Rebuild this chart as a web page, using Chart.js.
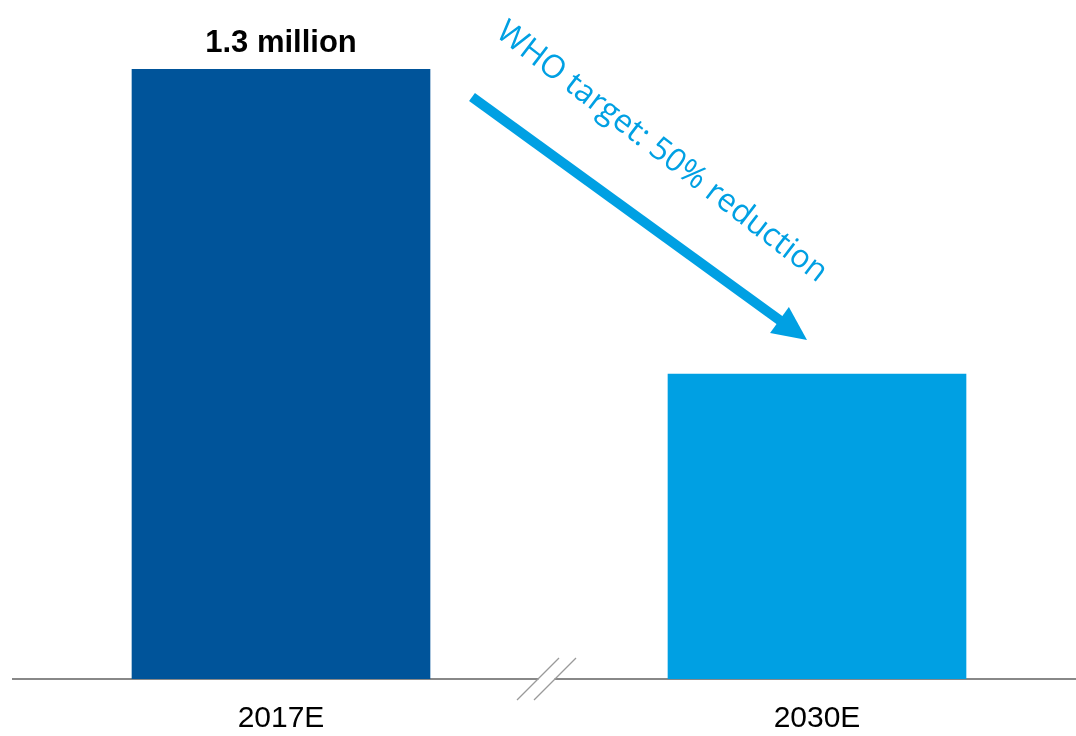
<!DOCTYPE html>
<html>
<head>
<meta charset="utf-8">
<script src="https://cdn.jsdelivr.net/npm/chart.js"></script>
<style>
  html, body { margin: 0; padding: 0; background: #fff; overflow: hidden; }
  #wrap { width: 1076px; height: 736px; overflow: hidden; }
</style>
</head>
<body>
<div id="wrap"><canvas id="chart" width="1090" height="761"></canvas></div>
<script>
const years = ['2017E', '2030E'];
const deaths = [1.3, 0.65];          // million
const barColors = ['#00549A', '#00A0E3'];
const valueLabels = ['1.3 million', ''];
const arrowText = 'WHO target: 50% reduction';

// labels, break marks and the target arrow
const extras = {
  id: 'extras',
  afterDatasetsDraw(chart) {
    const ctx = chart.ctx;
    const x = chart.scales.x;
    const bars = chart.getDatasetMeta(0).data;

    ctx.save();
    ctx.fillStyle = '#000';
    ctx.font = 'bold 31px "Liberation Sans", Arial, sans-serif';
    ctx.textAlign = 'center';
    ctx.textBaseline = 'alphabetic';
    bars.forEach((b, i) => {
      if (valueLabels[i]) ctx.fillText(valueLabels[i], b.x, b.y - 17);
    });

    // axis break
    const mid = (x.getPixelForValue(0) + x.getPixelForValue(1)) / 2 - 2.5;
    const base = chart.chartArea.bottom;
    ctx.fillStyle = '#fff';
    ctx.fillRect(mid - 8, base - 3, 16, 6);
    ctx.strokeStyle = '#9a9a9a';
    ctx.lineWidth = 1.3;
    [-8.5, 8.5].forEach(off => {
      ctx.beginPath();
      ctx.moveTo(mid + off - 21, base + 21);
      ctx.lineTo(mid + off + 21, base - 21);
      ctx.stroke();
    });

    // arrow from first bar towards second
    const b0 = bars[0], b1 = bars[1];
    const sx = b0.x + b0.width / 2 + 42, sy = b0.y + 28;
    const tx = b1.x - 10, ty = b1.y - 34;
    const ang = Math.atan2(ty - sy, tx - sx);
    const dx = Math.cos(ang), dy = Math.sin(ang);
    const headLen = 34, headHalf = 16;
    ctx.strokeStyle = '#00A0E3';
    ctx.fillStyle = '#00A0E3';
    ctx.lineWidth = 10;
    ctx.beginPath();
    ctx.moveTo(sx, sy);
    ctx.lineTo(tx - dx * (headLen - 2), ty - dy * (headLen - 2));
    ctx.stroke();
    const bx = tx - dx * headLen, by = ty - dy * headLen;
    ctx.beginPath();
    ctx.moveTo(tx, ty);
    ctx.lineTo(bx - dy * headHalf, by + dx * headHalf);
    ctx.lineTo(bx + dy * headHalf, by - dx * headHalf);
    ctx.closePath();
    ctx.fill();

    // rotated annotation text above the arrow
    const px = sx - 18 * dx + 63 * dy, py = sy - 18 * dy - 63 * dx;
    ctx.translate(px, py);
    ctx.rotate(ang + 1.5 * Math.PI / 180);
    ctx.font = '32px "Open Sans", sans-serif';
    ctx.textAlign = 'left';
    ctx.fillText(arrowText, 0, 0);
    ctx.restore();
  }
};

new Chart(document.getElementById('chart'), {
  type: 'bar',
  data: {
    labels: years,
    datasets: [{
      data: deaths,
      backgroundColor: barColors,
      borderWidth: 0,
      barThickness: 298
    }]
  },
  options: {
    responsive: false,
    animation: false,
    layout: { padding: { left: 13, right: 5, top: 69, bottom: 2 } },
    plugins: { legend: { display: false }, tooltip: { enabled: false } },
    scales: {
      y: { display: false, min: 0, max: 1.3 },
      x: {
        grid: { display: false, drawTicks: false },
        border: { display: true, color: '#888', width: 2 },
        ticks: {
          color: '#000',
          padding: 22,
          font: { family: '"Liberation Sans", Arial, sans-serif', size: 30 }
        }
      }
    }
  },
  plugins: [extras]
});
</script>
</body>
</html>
● ● ● ● ●
▶ To do
From the listing, copy every line where the string "chart" appears.

▶ Solution for this problem
Rebuild this chart as a web page, using Chart.js.
<script src="https://cdn.jsdelivr.net/npm/chart.js"></script>
<div id="wrap"><canvas id="chart" width="1090" height="761"></canvas></div>
  afterDatasetsDraw(chart) {
    const ctx = chart.ctx;
    const x = chart.scales.x;
    const bars = chart.getDatasetMeta(0).data;
    const base = chart.chartArea.bottom;
new Chart(document.getElementById('chart'), {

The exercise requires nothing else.